→ **Supplied data**:

----------------

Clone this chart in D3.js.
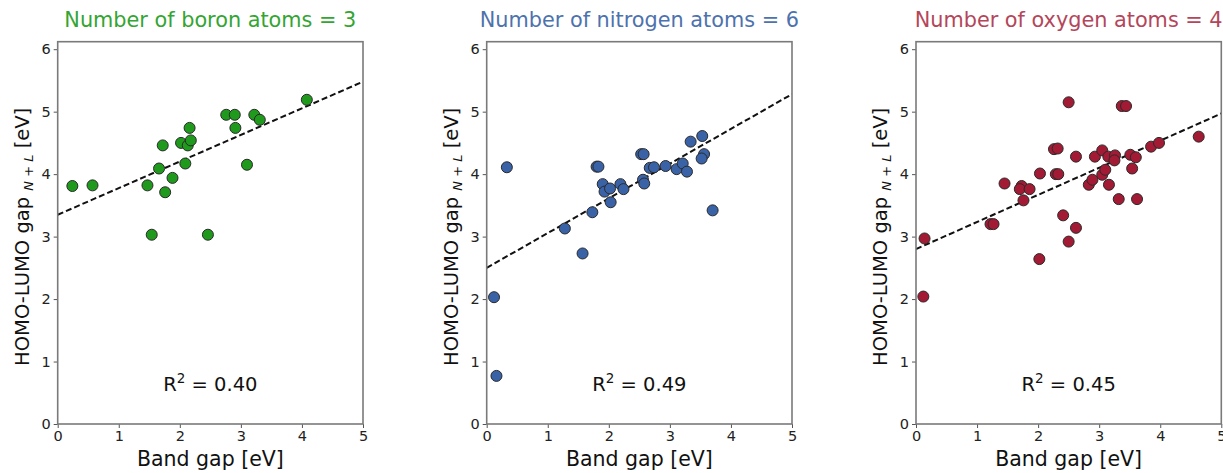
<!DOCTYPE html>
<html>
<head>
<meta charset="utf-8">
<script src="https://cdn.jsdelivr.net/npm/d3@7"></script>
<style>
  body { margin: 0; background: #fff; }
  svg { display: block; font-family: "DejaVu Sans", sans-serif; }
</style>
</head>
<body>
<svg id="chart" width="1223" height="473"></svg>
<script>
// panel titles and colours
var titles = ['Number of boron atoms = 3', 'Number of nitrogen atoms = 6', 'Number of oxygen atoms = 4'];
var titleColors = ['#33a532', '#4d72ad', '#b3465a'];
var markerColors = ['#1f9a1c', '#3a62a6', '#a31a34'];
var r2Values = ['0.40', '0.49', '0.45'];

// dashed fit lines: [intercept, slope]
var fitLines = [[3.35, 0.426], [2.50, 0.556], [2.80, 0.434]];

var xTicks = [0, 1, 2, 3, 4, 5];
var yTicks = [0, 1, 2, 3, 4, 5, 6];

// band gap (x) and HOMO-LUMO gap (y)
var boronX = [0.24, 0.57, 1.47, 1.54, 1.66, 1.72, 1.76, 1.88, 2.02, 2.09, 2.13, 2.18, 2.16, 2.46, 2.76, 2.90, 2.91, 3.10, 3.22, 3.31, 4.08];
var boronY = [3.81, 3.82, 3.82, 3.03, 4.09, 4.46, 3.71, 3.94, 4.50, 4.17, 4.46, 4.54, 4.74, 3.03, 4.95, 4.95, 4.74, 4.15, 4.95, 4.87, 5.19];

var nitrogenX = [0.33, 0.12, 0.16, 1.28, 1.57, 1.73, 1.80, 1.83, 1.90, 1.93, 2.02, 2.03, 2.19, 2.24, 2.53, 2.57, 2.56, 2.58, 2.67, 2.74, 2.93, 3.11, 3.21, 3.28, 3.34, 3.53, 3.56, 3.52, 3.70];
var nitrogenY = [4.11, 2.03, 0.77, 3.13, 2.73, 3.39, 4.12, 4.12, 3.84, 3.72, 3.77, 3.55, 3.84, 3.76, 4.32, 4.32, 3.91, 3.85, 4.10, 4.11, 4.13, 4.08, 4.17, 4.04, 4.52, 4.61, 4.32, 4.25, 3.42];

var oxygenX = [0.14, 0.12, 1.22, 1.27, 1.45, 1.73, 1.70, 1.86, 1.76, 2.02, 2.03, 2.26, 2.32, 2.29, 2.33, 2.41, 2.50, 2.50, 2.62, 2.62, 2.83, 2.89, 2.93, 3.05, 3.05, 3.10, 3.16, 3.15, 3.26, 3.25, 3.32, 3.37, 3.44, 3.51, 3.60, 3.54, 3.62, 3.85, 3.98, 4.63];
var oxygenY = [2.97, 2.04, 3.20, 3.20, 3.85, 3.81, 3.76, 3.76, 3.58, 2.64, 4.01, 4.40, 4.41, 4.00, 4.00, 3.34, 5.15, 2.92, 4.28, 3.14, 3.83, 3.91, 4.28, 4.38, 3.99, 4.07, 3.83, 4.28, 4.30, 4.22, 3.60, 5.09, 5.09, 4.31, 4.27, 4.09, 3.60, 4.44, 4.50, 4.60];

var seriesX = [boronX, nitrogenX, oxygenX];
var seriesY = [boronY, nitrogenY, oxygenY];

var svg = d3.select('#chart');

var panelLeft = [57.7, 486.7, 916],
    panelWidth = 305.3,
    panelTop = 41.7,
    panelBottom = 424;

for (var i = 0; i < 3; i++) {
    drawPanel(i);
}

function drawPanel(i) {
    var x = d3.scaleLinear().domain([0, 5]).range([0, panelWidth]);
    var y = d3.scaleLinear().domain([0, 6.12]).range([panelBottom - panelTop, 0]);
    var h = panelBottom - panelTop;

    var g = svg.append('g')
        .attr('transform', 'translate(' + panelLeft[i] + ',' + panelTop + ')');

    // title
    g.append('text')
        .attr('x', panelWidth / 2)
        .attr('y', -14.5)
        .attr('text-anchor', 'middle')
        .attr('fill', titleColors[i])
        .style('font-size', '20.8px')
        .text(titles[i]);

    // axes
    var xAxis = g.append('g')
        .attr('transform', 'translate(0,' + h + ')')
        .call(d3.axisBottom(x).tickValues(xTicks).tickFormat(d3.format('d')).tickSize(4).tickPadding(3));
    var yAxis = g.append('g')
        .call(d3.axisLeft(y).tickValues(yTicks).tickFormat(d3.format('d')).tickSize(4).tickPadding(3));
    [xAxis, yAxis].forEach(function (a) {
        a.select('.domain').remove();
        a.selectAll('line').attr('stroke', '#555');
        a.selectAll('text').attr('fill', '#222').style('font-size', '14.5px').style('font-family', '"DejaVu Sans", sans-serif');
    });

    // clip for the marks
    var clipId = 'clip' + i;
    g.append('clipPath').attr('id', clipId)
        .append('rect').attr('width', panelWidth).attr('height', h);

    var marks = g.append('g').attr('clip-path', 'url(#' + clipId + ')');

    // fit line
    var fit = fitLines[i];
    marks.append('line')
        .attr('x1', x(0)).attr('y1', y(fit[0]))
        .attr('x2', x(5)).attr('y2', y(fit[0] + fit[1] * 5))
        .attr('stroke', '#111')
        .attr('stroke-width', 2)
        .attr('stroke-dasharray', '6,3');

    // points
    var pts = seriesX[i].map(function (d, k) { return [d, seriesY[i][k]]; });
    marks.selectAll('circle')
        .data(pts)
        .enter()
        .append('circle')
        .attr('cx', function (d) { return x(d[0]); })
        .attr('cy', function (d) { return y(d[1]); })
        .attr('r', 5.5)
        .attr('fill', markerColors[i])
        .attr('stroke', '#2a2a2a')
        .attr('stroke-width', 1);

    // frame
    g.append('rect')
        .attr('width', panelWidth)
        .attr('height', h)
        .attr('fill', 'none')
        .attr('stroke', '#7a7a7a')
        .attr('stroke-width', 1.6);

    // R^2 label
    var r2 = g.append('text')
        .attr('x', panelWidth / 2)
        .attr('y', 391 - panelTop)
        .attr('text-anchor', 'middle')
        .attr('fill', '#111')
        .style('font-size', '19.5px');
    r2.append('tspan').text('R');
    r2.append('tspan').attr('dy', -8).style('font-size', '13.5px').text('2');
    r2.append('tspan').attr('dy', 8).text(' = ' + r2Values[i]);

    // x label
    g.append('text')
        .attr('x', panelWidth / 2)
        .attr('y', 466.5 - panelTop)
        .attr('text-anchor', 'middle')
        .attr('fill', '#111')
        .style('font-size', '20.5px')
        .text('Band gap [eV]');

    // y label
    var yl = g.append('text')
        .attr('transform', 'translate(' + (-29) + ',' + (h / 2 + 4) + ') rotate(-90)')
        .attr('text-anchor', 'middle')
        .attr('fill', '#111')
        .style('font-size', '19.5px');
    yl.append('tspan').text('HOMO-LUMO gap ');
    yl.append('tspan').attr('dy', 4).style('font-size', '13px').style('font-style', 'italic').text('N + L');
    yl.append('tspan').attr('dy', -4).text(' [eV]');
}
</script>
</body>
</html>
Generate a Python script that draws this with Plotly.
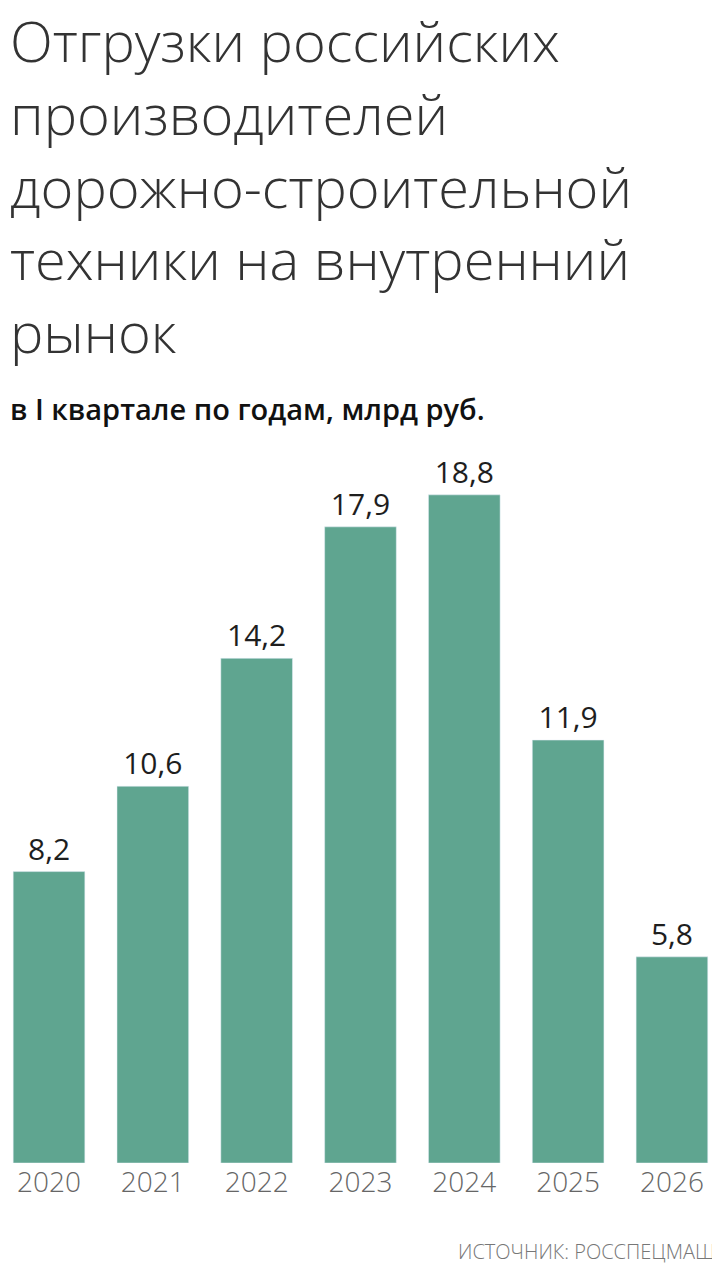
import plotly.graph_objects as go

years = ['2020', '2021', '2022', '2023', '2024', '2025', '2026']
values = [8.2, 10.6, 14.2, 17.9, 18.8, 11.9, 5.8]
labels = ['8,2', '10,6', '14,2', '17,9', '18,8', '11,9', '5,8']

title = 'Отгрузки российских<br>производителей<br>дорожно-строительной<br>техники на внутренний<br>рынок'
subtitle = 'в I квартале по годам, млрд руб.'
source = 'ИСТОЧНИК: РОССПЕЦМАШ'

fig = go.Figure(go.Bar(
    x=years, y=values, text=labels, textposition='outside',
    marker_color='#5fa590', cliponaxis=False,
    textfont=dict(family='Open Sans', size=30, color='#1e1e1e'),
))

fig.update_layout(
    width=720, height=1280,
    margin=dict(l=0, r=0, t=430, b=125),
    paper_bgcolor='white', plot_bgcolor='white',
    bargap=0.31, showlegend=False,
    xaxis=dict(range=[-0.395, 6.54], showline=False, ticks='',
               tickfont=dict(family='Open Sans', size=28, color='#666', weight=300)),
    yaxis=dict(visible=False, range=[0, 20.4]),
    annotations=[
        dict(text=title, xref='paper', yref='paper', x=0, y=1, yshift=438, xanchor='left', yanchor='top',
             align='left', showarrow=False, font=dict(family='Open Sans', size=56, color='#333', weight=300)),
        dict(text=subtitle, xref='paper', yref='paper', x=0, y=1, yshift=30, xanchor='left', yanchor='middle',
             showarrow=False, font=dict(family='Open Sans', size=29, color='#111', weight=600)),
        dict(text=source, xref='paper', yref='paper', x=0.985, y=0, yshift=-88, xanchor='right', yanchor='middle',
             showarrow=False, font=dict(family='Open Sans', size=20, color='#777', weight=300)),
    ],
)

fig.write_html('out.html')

----------------

→ **What the exercise asks**:
Quote the records above exactly, from the first line through the line containing "var svg = d3.select('#chart');", and leave out the pictures.

→ **Result of the task**:
Clone this chart in D3.js.
<!DOCTYPE html>
<html>
<head>
<meta charset="utf-8">
<script src="https://cdn.jsdelivr.net/npm/d3@7"></script>
<style>
  body { margin: 0; background: #fff; }
  svg { display: block; font-family: "DejaVu Sans", sans-serif; }
</style>
</head>
<body>
<svg id="chart" width="1223" height="473"></svg>
<script>
// panel titles and colours
var titles = ['Number of boron atoms = 3', 'Number of nitrogen atoms = 6', 'Number of oxygen atoms = 4'];
var titleColors = ['#33a532', '#4d72ad', '#b3465a'];
var markerColors = ['#1f9a1c', '#3a62a6', '#a31a34'];
var r2Values = ['0.40', '0.49', '0.45'];

// dashed fit lines: [intercept, slope]
var fitLines = [[3.35, 0.426], [2.50, 0.556], [2.80, 0.434]];

var xTicks = [0, 1, 2, 3, 4, 5];
var yTicks = [0, 1, 2, 3, 4, 5, 6];

// band gap (x) and HOMO-LUMO gap (y)
var boronX = [0.24, 0.57, 1.47, 1.54, 1.66, 1.72, 1.76, 1.88, 2.02, 2.09, 2.13, 2.18, 2.16, 2.46, 2.76, 2.90, 2.91, 3.10, 3.22, 3.31, 4.08];
var boronY = [3.81, 3.82, 3.82, 3.03, 4.09, 4.46, 3.71, 3.94, 4.50, 4.17, 4.46, 4.54, 4.74, 3.03, 4.95, 4.95, 4.74, 4.15, 4.95, 4.87, 5.19];

var nitrogenX = [0.33, 0.12, 0.16, 1.28, 1.57, 1.73, 1.80, 1.83, 1.90, 1.93, 2.02, 2.03, 2.19, 2.24, 2.53, 2.57, 2.56, 2.58, 2.67, 2.74, 2.93, 3.11, 3.21, 3.28, 3.34, 3.53, 3.56, 3.52, 3.70];
var nitrogenY = [4.11, 2.03, 0.77, 3.13, 2.73, 3.39, 4.12, 4.12, 3.84, 3.72, 3.77, 3.55, 3.84, 3.76, 4.32, 4.32, 3.91, 3.85, 4.10, 4.11, 4.13, 4.08, 4.17, 4.04, 4.52, 4.61, 4.32, 4.25, 3.42];

var oxygenX = [0.14, 0.12, 1.22, 1.27, 1.45, 1.73, 1.70, 1.86, 1.76, 2.02, 2.03, 2.26, 2.32, 2.29, 2.33, 2.41, 2.50, 2.50, 2.62, 2.62, 2.83, 2.89, 2.93, 3.05, 3.05, 3.10, 3.16, 3.15, 3.26, 3.25, 3.32, 3.37, 3.44, 3.51, 3.60, 3.54, 3.62, 3.85, 3.98, 4.63];
var oxygenY = [2.97, 2.04, 3.20, 3.20, 3.85, 3.81, 3.76, 3.76, 3.58, 2.64, 4.01, 4.40, 4.41, 4.00, 4.00, 3.34, 5.15, 2.92, 4.28, 3.14, 3.83, 3.91, 4.28, 4.38, 3.99, 4.07, 3.83, 4.28, 4.30, 4.22, 3.60, 5.09, 5.09, 4.31, 4.27, 4.09, 3.60, 4.44, 4.50, 4.60];

var seriesX = [boronX, nitrogenX, oxygenX];
var seriesY = [boronY, nitrogenY, oxygenY];

var svg = d3.select('#chart');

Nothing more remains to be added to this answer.